Bestaande bepalingen op het door het voorstel bestreken gebied


Frankrijk en Griekenland passen een vergelijkbare derogatie als Nederland toe waarbij zij onder bepaalde omstandigheden BTW-vrijstelling kunnen verlenen voor nieuw industrieel afval en stoffen voor hergebruik.

Samenhang met andere beleidsgebieden en doelstellingen van de EU


Niet van toepassing.

1.

Raadpleging van belanghebbende partijen en effectbeoordeling



Raadpleging van belanghebbende partijen



Niet relevant.

Bijeenbrengen en benutten van deskundigheid



Er behoefde geen beroep te worden gedaan op externe deskundigheid.

Effectbeoordeling


De voorgestelde beschikking strekt tot handhaving van derogaties die de belastingheffing vereenvoudigen en BTW-fraude of –ontwijking tegengaan.
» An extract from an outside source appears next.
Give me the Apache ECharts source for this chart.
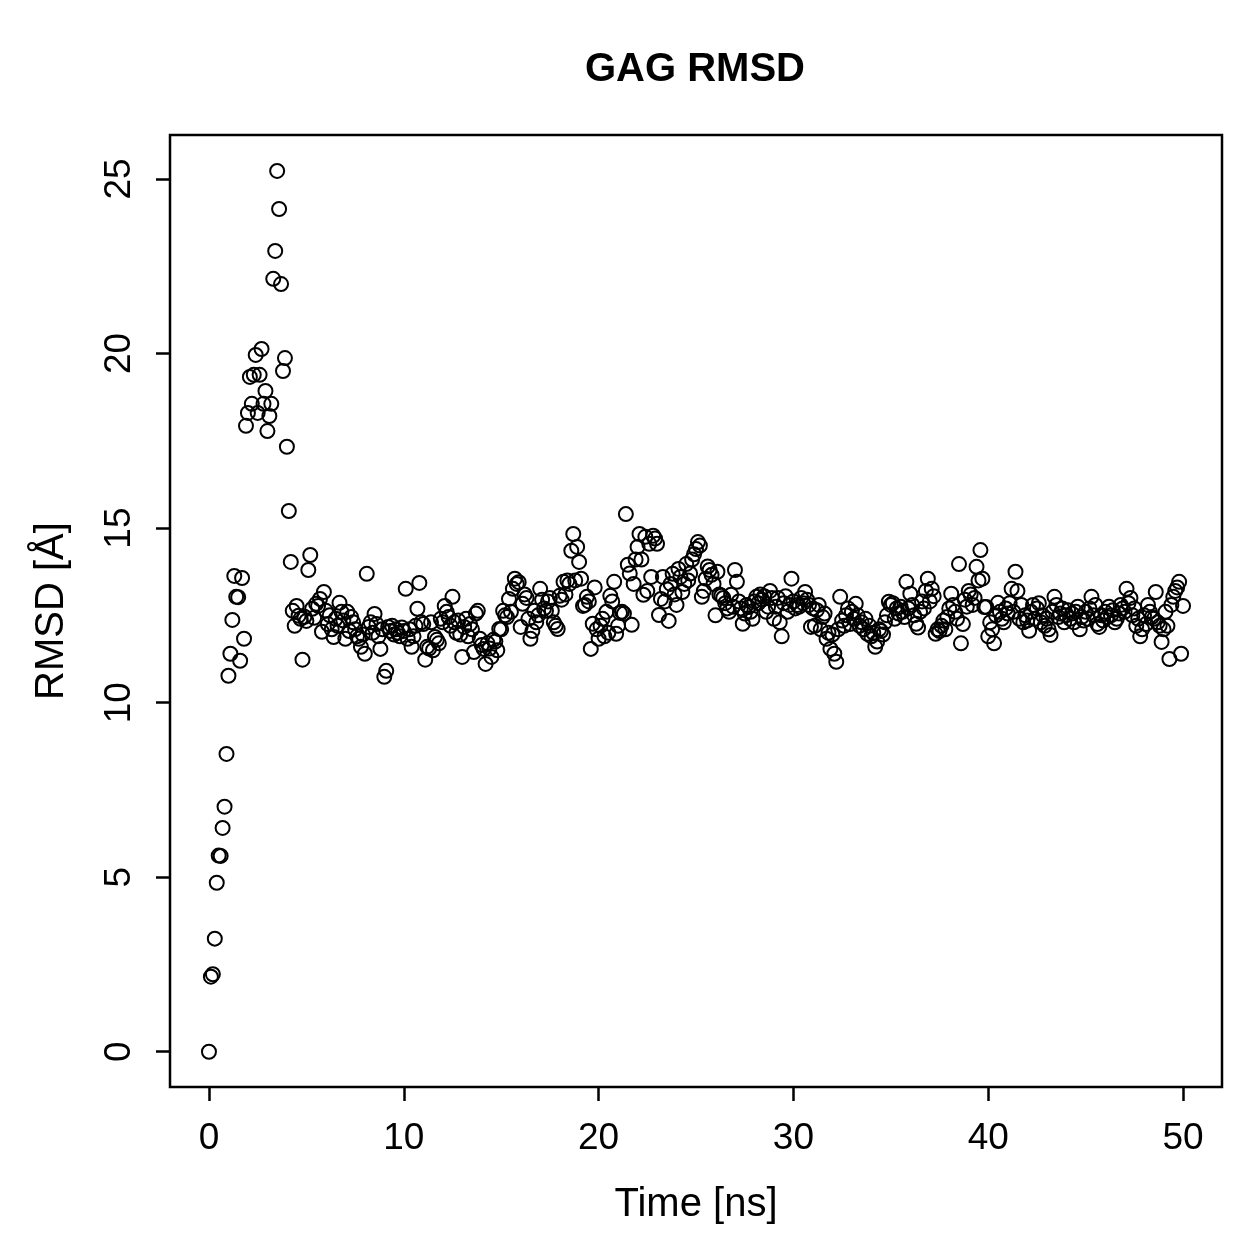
<!DOCTYPE html>
<html>
<head>
<meta charset="utf-8">
<script src="https://cdn.jsdelivr.net/npm/echarts@6/dist/echarts.min.js"></script>
<style>
  html, body { margin: 0; padding: 0; background: #fff; }
  #chart { width: 1259px; height: 1259px; }
</style>
</head>
<body>
<div id="chart"></div>
<script>
// one frame every 0.1 ns, 0 .. 50 ns
var timeStep = 0.1;

// RMSD values (Å), read row by row, 10 frames per ns
var rmsd = [
  0.00, 2.15, 2.22, 3.24, 4.84, 5.62, 5.61, 6.41, 7.02, 8.53,
  10.77, 11.40, 12.37, 13.63, 13.03, 13.02, 11.20, 13.57, 11.83, 17.93,
  18.30, 19.33, 18.56, 19.39, 19.96, 18.30, 19.39, 20.13, 18.56, 18.93,
  17.78, 18.21, 18.56, 22.14, 22.94, 25.23, 24.14, 21.99, 19.50, 19.87,
  17.33, 15.49, 14.03, 12.63, 12.20, 12.77, 12.49, 12.40, 11.23, 12.46,
  12.34, 13.80, 14.23, 12.69, 12.43, 12.83, 12.77, 12.97, 12.03, 13.17,
  12.63, 12.25, 12.50, 12.10, 11.88, 12.40, 12.20, 12.86, 12.60, 12.35,
  11.83, 12.60, 12.05, 12.45, 12.30, 12.10, 11.90, 11.83, 11.60, 11.95,
  11.40, 13.69, 12.17, 12.30, 12.00, 12.54, 12.25, 11.90, 11.54, 12.10,
  10.74, 10.91, 12.17, 12.05, 12.20, 11.95, 12.10, 12.00, 11.90, 12.15,
  12.05, 13.26, 11.83, 12.10, 11.60, 11.90, 12.20, 12.69, 13.43, 12.30,
  12.25, 11.23, 11.60, 11.55, 12.30, 11.50, 11.88, 11.80, 11.70, 12.40,
  12.30, 12.77, 12.60, 12.45, 12.20, 13.03, 12.30, 12.00, 12.35, 11.95,
  11.31, 12.17, 12.40, 11.90, 12.25, 12.10, 11.45, 12.55, 12.63, 11.83,
  11.65, 11.54, 11.11, 11.70, 11.55, 11.31, 11.80, 11.75, 11.50, 12.11,
  12.10, 12.63, 12.50, 12.45, 12.97, 12.60, 13.26, 13.55, 13.40, 13.45,
  12.17, 12.83, 13.10, 13.00, 12.40, 11.83, 12.05, 12.63, 12.30, 12.50,
  13.26, 12.95, 12.70, 12.63, 12.90, 13.00, 12.63, 12.30, 12.20, 12.11,
  13.06, 12.95, 13.46, 13.10, 13.50, 13.40, 14.35, 14.83, 13.50, 14.46,
  14.03, 13.55, 12.77, 12.80, 13.03, 12.90, 11.54, 12.26, 13.30, 12.10,
  11.83, 12.20, 12.40, 11.90, 12.60, 12.00, 13.06, 12.90, 13.46, 11.97,
  12.20, 12.57, 12.60, 12.55, 15.40, 13.95, 13.70, 12.23, 13.40, 14.10,
  14.46, 14.83, 14.10, 13.09, 14.75, 13.20, 14.55, 13.60, 14.78, 14.70,
  14.55, 12.51, 12.97, 13.60, 12.90, 13.25, 12.34, 13.40, 13.69, 13.10,
  12.80, 13.83, 13.60, 13.17, 13.40, 13.97, 13.50, 13.70, 14.10, 14.25,
  14.40, 14.60, 14.50, 13.03, 13.20, 13.55, 13.90, 13.80, 13.66, 13.40,
  12.50, 13.75, 13.10, 13.06, 13.00, 12.85, 12.70, 12.60, 13.09, 12.75,
  13.80, 13.46, 12.90, 12.70, 12.26, 12.55, 12.80, 12.74, 12.60, 12.40,
  12.90, 13.03, 12.85, 13.10, 12.95, 13.05, 12.60, 12.75, 13.20, 13.00,
  12.40, 12.75, 13.00, 12.30, 11.90, 12.85, 13.05, 12.60, 12.80, 13.55,
  12.90, 12.70, 12.80, 12.75, 13.00, 12.85, 13.17, 12.95, 12.80, 12.17,
  12.70, 12.20, 12.65, 12.80, 12.10, 12.45, 12.55, 11.83, 12.00, 11.54,
  11.95, 11.40, 11.17, 12.10, 13.03, 12.35, 12.20, 12.50, 12.70, 12.25,
  12.60, 12.40, 12.83, 12.50, 12.20, 12.30, 12.10, 12.40, 11.97, 12.20,
  11.90, 12.00, 11.60, 11.75, 12.10, 12.05, 11.95, 12.30, 12.50, 12.89,
  12.80, 12.85, 12.40, 12.70, 12.55, 12.75, 12.60, 12.45, 13.46, 12.70,
  13.12, 12.80, 12.50, 12.26, 12.15, 12.60, 12.90, 12.70, 13.20, 13.55,
  12.90, 13.26, 13.05, 11.97, 12.10, 12.05, 12.20, 12.35, 12.10, 12.45,
  12.70, 13.12, 12.80, 12.60, 12.40, 13.97, 11.70, 12.25, 12.95, 12.75,
  13.20, 13.10, 12.80, 13.00, 13.89, 13.50, 14.37, 13.55, 12.74, 12.74,
  11.90, 12.30, 12.10, 11.70, 12.50, 12.86, 12.60, 12.40, 12.30, 12.70,
  12.55, 12.85, 13.26, 12.60, 13.75, 13.20, 12.40, 12.80, 12.30, 12.50,
  12.35, 12.06, 12.60, 12.80, 12.40, 12.70, 12.85, 12.30, 12.50, 12.20,
  12.40, 12.10, 11.94, 12.60, 13.03, 12.80, 12.45, 12.55, 12.70, 12.30,
  12.50, 12.65, 12.40, 12.55, 12.30, 12.60, 12.75, 12.10, 12.45, 12.35,
  12.60, 12.40, 12.70, 13.03, 12.50, 12.80, 12.25, 12.17, 12.50, 12.35,
  12.60, 12.45, 12.75, 12.50, 12.65, 12.30, 12.40, 12.55, 12.80, 12.70,
  12.60, 13.26, 12.85, 13.00, 12.50, 12.70, 12.20, 12.40, 11.90, 12.10,
  12.50, 12.25, 12.80, 12.60, 12.45, 12.40, 13.17, 12.30, 12.20, 11.74,
  12.10, 12.60, 12.20, 11.25, 12.80, 13.03, 13.20, 13.30, 13.46, 11.40,
  12.77
];

var xTicks = [0, 10, 20, 30, 40, 50];
var yTicks = [0, 5, 10, 15, 20, 25];

var points = [];
for (var i = 0; i < rmsd.length; i++) {
  points.push([+(i * timeStep).toFixed(1), rmsd[i]]);
}

var font = 'Liberation Sans, Arial, Helvetica, sans-serif';
var chart = echarts.init(document.getElementById('chart'));

var option = {
  animation: false,
  backgroundColor: '#fff',
  title: {
    text: 'GAG RMSD',
    left: 585,
    top: 50,
    padding: 0,
    textStyle: { fontFamily: font, fontSize: 40, fontWeight: 'bold', color: '#000' }
  },
  grid: {
    left: 170, right: 37, top: 135, bottom: 172,
    show: true, borderColor: '#000', borderWidth: 2.5, backgroundColor: 'transparent'
  },
  xAxis: {
    type: 'value',
    min: -2, max: 52,
    name: 'Time [ns]',
    nameLocation: 'middle',
    nameGap: 98,
    nameTextStyle: { fontFamily: font, fontSize: 40, color: '#000' },
    axisLine: { show: false, onZero: false },
    splitLine: { show: false },
    axisTick: {
      show: true, inside: false, length: 14,
      customValues: xTicks,
      lineStyle: { color: '#000', width: 2.5 }
    },
    axisLabel: {
      customValues: xTicks,
      margin: 33,
      fontFamily: font, fontSize: 37, color: '#000'
    }
  },
  yAxis: {
    type: 'value',
    min: -1.01, max: 26.26,
    name: 'RMSD [Å]',
    nameLocation: 'middle',
    nameGap: 98,
    nameTextStyle: { fontFamily: font, fontSize: 40, color: '#000' },
    axisLine: { show: false, onZero: false },
    splitLine: { show: false },
    axisTick: {
      show: true, inside: false, length: 14,
      customValues: yTicks,
      lineStyle: { color: '#000', width: 2.5 }
    },
    axisLabel: {
      customValues: yTicks,
      rotate: 90,
      margin: 32,
      fontFamily: font, fontSize: 37, color: '#000'
    }
  },
  series: [{
    type: 'scatter',
    data: points,
    symbol: 'circle',
    symbolSize: 14,
    itemStyle: { color: 'rgba(0,0,0,0)', borderColor: '#000', borderWidth: 2, opacity: 1 },
    emphasis: { disabled: true }
  }]
};

chart.setOption(option);
</script>
</body>
</html>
Gelet op de beperkte werkingssfeer van de derogatie en het feit dat de voorgestelde beschikking bestaande maatregelen alleen maar verlengt, zal het effect in ieder geval beperkt zijn.

2.

Juridische elementen van het voorstel



Samenvatting van de voorgestelde maatregel


Beschikking tot verlenging van de machtiging waarbij leveringen in de afvalsector tot 31 december 2005 door Nederland mogen worden vrijgesteld en door Italië en Spanje aan een verleggingsregeling mogen worden onderworpen.

Rechtsgrondslag


Artikel 27, lid 1, van de Zesde Richtlijn 77/388/EEG van de Raad van 17 mei 1977 betreffende de harmonisatie van de wetgevingen der lidstaten inzake omzetbelasting - Gemeenschappelijk stelsel van belasting over de toegevoegde waarde: uniforme grondslag.

Subsidiariteitsbeginsel


Het voorstel betreft een gebied dat onder de exclusieve bevoegdheid van de Gemeenschap valt. Het subsidiariteitsbeginsel is derhalve niet van toepassing.

Evenredigheidsbeginsel


Het voorstel is om de volgende redenen in overeenstemming met het evenredigheidsbeginsel:

Deze beschikking betreft machtigingen die zijn verleend aan enkele lidstaten op hun eigen verzoek, en zij houdt geen enkele verplichting in.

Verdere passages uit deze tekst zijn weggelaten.